Özal trickst sich weiter durch

■ Kabinettsumbildung und Kulissengeflüster bestimmen türkische Innenpolitik nach Niederlage der Regierungspartei bei Kommunalwahlen / Bevölkerung hat die Nase voll vom rapiden Verfall der Kaufkraft

Istanbul (taz) - Eine Woche nach dem für die türkische Regierung verheerenden Ergebnis der landesweiten Kommunalwahlen war es wieder soweit: Monoton verlas der Nachrichtensprecher die lange Liste der Preiserhöhungen für die staatlich kontrollierten Grundnahrungsmittel. Der Vorgang ist mittlerweile zum Ritual geworden. Seit Özal im November 1983 in einem durch die Militärs reglementierten Wahlkampf Regierungschef der Türkei wurde, werden die Preise vor den Wahlen künstlich stabilisiert, um unmittelbar danach um so drastischer emporzuschnellen.

Die Bevölkerung hat die Nase voll. Nicht die anhaltenden Menschenrechtsverletzungen im Lande oder die gravierenden Einschränkungen der politischen Freiheiten bewegt das Gros der Wähler, sondern der rapide Verfall der Kaufkraft für 80 Prozent der Bevölkerung. Unterdessen hat sich eine kleine Clique von „Kriegsgewinnlern“ in den letzten neun Jahren maßlos bereichert. Daß der gesamte Özal-Clan zu dieser Clique gehört, haben die Wähler dem Regierungschef diesmal erkennbar übel genommen. „Nie hat es in der Türkei einen Regierungschef gegeben, der sich so unverschämt und offensichtlich selbst bedient“, ist der Tenor in fast allen Gesprächen im Umfeld der Wahlen.

Zumindestens vordergründig hat Özal dieser Kritik bei seiner Regierungsumbildung, die mit den Preiserhöhungen verkündet wurde, Rechnung getragen. Bruder, Vettern, Ehegattin und sonstige Verwandte oder enge persönliche Freunde mußten ihre Kabinettssitze räumen. 15 von 22 Ministern wurden ausgewechselt, darunter Erziehungsminister Hasan Celal Güzel, Wortführer der islamischen Fundamentalisten in Özals ANAP.
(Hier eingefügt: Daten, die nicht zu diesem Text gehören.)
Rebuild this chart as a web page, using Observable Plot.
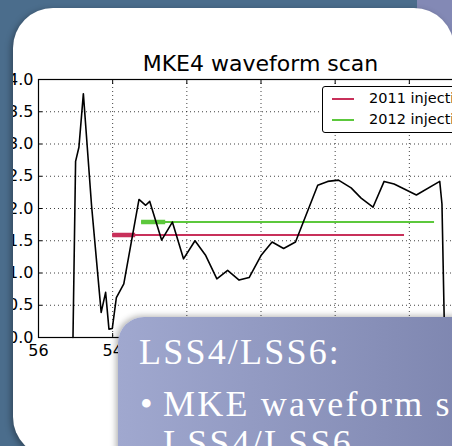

Die in den 70er Jahren immer unter vier Prozent rangierenden Fundamentalisten haben bei den Kommunalwahlen im März fast zehn Prozent erreicht und stellen in fünf Städten den Bürgermeister. Özals ANAP ist dagegen von über 40 Prozent 1983 auf jetzt 22 Prozent zusammengeschrumpft und damit nur noch drittstärkste Partei des Landes. Stärkste Partei wurde mit 28 Prozent die Sozialdemokratische Volkspartei (SHP), ein Ergebnis, das ihr die Kontrolle über die drei türkischen Millionenstädte Istanbul, Ankara und Izmir einbrachte.

Zweitstärkste Gruppe ist jetzt Demirels Partei des rechten Weges, Özals Intimfeind, den die Militärs 1980 weggeputscht hatten. Ideologisch sind Özals ANAP und Demirels DYP kaum auseinanderzuhalten, entscheidend ist die unterschiedliche Klientelstruktur.

Im November dieses Jahres geht die Amtszeit des Exputschisten und jetzigen Staatspräsidenten Kenan Evren zu Ende. Dessen frühere Überlegungen, zu einer erneuten Kandidatur anzutreten, scheinen ad acta gelegt. Damit eröffnet sich eine neue Möglichkeit, trotz der persönlichen erbitterten Rivalität zwischen Özal und Demirel, zu einem Arrangement der beiden Rechtsparteien zu kommen. Wenn Demirel Özals Ambitionen auf die Evren-Nachfolge unterstützt, würde dieser wohl im Gegenzug Demirel erneut zum Job des Ministerpräsidenten verhelfen. Da die Militärs sich zur Zeit auffallend zurückhalten, scheint einer solchen Operation von dieser Seite nichts im Wege zu stehen. Auf der Strecke blieben die Sozialdemokraten und der größte Teil der ausgepowerten türkischen Bevölkerung. Denn eine Änderung der Wirtschaftspolitik wäre von Demirel nicht zu erwarten. Schließlich hieß der Wirtschaftsminister in dessen letztem Kabinett vor dem Putsch Turgut Özal.